Write the data out again exactly, with no pictures.

## [Data provided]
______________________________

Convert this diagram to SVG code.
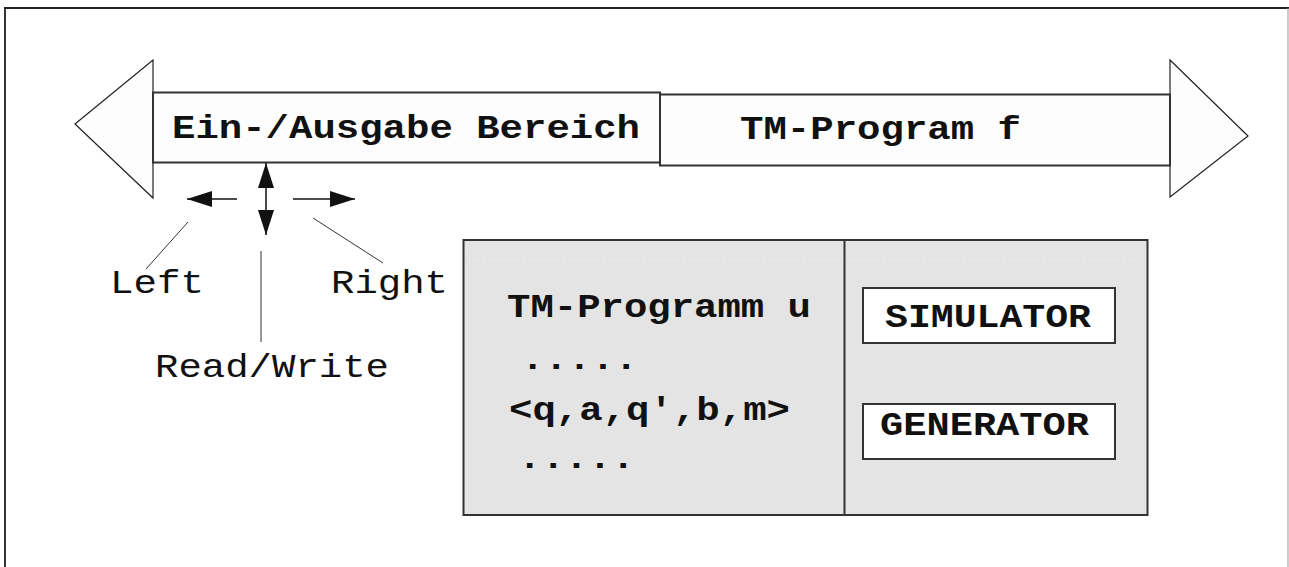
<svg xmlns="http://www.w3.org/2000/svg" width="1289" height="567" viewBox="0 0 1289 567">
  <style>
    .t { font-family: "Liberation Mono", "Courier New", monospace; font-size: 34px; fill: #111; }
    .b { font-weight: bold; }
    .edge { stroke: #333; stroke-width: 2; }
    .head { fill: #fdfdfd; stroke: #222; stroke-width: 1.2; }
    .lead { stroke: #333; stroke-width: 1; fill: none; }
    .mv { stroke: #111; stroke-width: 1.5; fill: none; }
  </style>
  <defs>
    <marker id="ah" markerUnits="userSpaceOnUse" markerWidth="26" markerHeight="18" refX="25" refY="9" orient="auto-start-reverse">
      <path d="M0,1 L25,9 L0,17 Z" fill="#111"/>
    </marker>
  </defs>
  <rect x="0" y="0" width="1289" height="567" fill="#ffffff"/>
  <g id="frame">
    <line x1="5" y1="8" x2="5" y2="567" stroke="#333" stroke-width="2"/>
    <line x1="4" y1="8" x2="1289" y2="8" stroke="#222" stroke-width="2"/>
    <line x1="1288" y1="8" x2="1288" y2="567" stroke="#999" stroke-width="1"/>
  </g>
  <g id="tape">
    <polygon class="head" points="75,124 153,60 153,198"/>
    <polygon class="head" points="1170,60 1248,136 1170,197"/>
    <rect x="153" y="92.5" width="507" height="70" fill="#fdfdfd" class="edge"/>
    <rect x="660" y="94.5" width="510" height="71" fill="#fdfdfd" class="edge"/>
    <text class="t b" x="172" y="138" textLength="468" lengthAdjust="spacingAndGlyphs">Ein-/Ausgabe Bereich</text>
    <text class="t b" x="740" y="139" textLength="281" lengthAdjust="spacingAndGlyphs">TM-Program f</text>
  </g>
  <g id="connectors">
    <line class="mv" x1="266" y1="187" x2="266" y2="211"/>
    <line class="mv" x1="266" y1="188" x2="266" y2="163" marker-end="url(#ah)"/>
    <line class="mv" x1="266" y1="210" x2="266" y2="235" marker-end="url(#ah)"/>
    <line class="mv" x1="237" y1="199" x2="187" y2="199" marker-end="url(#ah)"/>
    <line class="mv" x1="293" y1="199" x2="355" y2="199" marker-end="url(#ah)"/>
    <line class="lead" x1="188" y1="222" x2="146" y2="269"/>
    <line class="lead" x1="313" y1="218" x2="383" y2="263"/>
    <line class="lead" x1="261" y1="251" x2="261" y2="342"/>
  </g>
  <g id="labels">
    <text class="t" x="110" y="293" textLength="94" lengthAdjust="spacingAndGlyphs">Left</text>
    <text class="t" x="331" y="293" textLength="117" lengthAdjust="spacingAndGlyphs">Right</text>
    <text class="t" x="155" y="377" textLength="234" lengthAdjust="spacingAndGlyphs">Read/Write</text>
  </g>
  <g id="program-box">
    <rect x="463.5" y="240" width="684" height="275" fill="#e4e4e4" class="edge"/>
    <line x1="468" y1="260" x2="1143" y2="260" stroke="#efefef" stroke-width="1" stroke-dasharray="2,3"/>
    <line x1="844.5" y1="240" x2="844.5" y2="515" class="edge"/>
    <text class="t b" x="507" y="317" textLength="304" lengthAdjust="spacingAndGlyphs">TM-Programm u</text>
    <text class="t b" x="521" y="369" textLength="117" lengthAdjust="spacingAndGlyphs">.....</text>
    <text class="t b" x="509" y="420" textLength="281" lengthAdjust="spacingAndGlyphs">&lt;q,a,q',b,m&gt;</text>
    <text class="t b" x="518" y="468" textLength="117" lengthAdjust="spacingAndGlyphs">.....</text>
  </g>
  <g id="simulator">
    <rect x="863" y="288" width="252" height="55" fill="#ffffff" class="edge"/>
    <text class="t b" x="885" y="327" textLength="206" lengthAdjust="spacingAndGlyphs">SIMULATOR</text>
  </g>
  <g id="generator">
    <rect x="863" y="404" width="252" height="55" fill="#ffffff" class="edge"/>
    <text class="t b" x="880" y="435" textLength="209" lengthAdjust="spacingAndGlyphs">GENERATOR</text>
  </g>
</svg>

______________________________

## [Task solution]
Convert this diagram to SVG code.
<svg xmlns="http://www.w3.org/2000/svg" width="1289" height="567" viewBox="0 0 1289 567">
  <style>
    .t { font-family: "Liberation Mono", "Courier New", monospace; font-size: 34px; fill: #111; }
    .b { font-weight: bold; }
    .edge { stroke: #333; stroke-width: 2; }
    .head { fill: #fdfdfd; stroke: #222; stroke-width: 1.2; }
    .lead { stroke: #333; stroke-width: 1; fill: none; }
    .mv { stroke: #111; stroke-width: 1.5; fill: none; }
  </style>
  <defs>
    <marker id="ah" markerUnits="userSpaceOnUse" markerWidth="26" markerHeight="18" refX="25" refY="9" orient="auto-start-reverse">
      <path d="M0,1 L25,9 L0,17 Z" fill="#111"/>
    </marker>
  </defs>
  <rect x="0" y="0" width="1289" height="567" fill="#ffffff"/>
  <g id="frame">
    <line x1="5" y1="8" x2="5" y2="567" stroke="#333" stroke-width="2"/>
    <line x1="4" y1="8" x2="1289" y2="8" stroke="#222" stroke-width="2"/>
    <line x1="1288" y1="8" x2="1288" y2="567" stroke="#999" stroke-width="1"/>
  </g>
  <g id="tape">
    <polygon class="head" points="75,124 153,60 153,198"/>
    <polygon class="head" points="1170,60 1248,136 1170,197"/>
    <rect x="153" y="92.5" width="507" height="70" fill="#fdfdfd" class="edge"/>
    <rect x="660" y="94.5" width="510" height="71" fill="#fdfdfd" class="edge"/>
    <text class="t b" x="172" y="138" textLength="468" lengthAdjust="spacingAndGlyphs">Ein-/Ausgabe Bereich</text>
    <text class="t b" x="740" y="139" textLength="281" lengthAdjust="spacingAndGlyphs">TM-Program f</text>
  </g>
  <g id="connectors">
    <line class="mv" x1="266" y1="187" x2="266" y2="211"/>
    <line class="mv" x1="266" y1="188" x2="266" y2="163" marker-end="url(#ah)"/>
    <line class="mv" x1="266" y1="210" x2="266" y2="235" marker-end="url(#ah)"/>
    <line class="mv" x1="237" y1="199" x2="187" y2="199" marker-end="url(#ah)"/>
    <line class="mv" x1="293" y1="199" x2="355" y2="199" marker-end="url(#ah)"/>
    <line class="lead" x1="188" y1="222" x2="146" y2="269"/>
    <line class="lead" x1="313" y1="218" x2="383" y2="263"/>
    <line class="lead" x1="261" y1="251" x2="261" y2="342"/>
  </g>
  <g id="labels">
    <text class="t" x="110" y="293" textLength="94" lengthAdjust="spacingAndGlyphs">Left</text>
    <text class="t" x="331" y="293" textLength="117" lengthAdjust="spacingAndGlyphs">Right</text>
    <text class="t" x="155" y="377" textLength="234" lengthAdjust="spacingAndGlyphs">Read/Write</text>
  </g>
  <g id="program-box">
    <rect x="463.5" y="240" width="684" height="275" fill="#e4e4e4" class="edge"/>
    <line x1="468" y1="260" x2="1143" y2="260" stroke="#efefef" stroke-width="1" stroke-dasharray="2,3"/>
    <line x1="844.5" y1="240" x2="844.5" y2="515" class="edge"/>
    <text class="t b" x="507" y="317" textLength="304" lengthAdjust="spacingAndGlyphs">TM-Programm u</text>
    <text class="t b" x="521" y="369" textLength="117" lengthAdjust="spacingAndGlyphs">.....</text>
    <text class="t b" x="509" y="420" textLength="281" lengthAdjust="spacingAndGlyphs">&lt;q,a,q',b,m&gt;</text>
    <text class="t b" x="518" y="468" textLength="117" lengthAdjust="spacingAndGlyphs">.....</text>
  </g>
  <g id="simulator">
    <rect x="863" y="288" width="252" height="55" fill="#ffffff" class="edge"/>
    <text class="t b" x="885" y="327" textLength="206" lengthAdjust="spacingAndGlyphs">SIMULATOR</text>
  </g>
  <g id="generator">
    <rect x="863" y="404" width="252" height="55" fill="#ffffff" class="edge"/>
    <text class="t b" x="880" y="435" textLength="209" lengthAdjust="spacingAndGlyphs">GENERATOR</text>
  </g>
</svg>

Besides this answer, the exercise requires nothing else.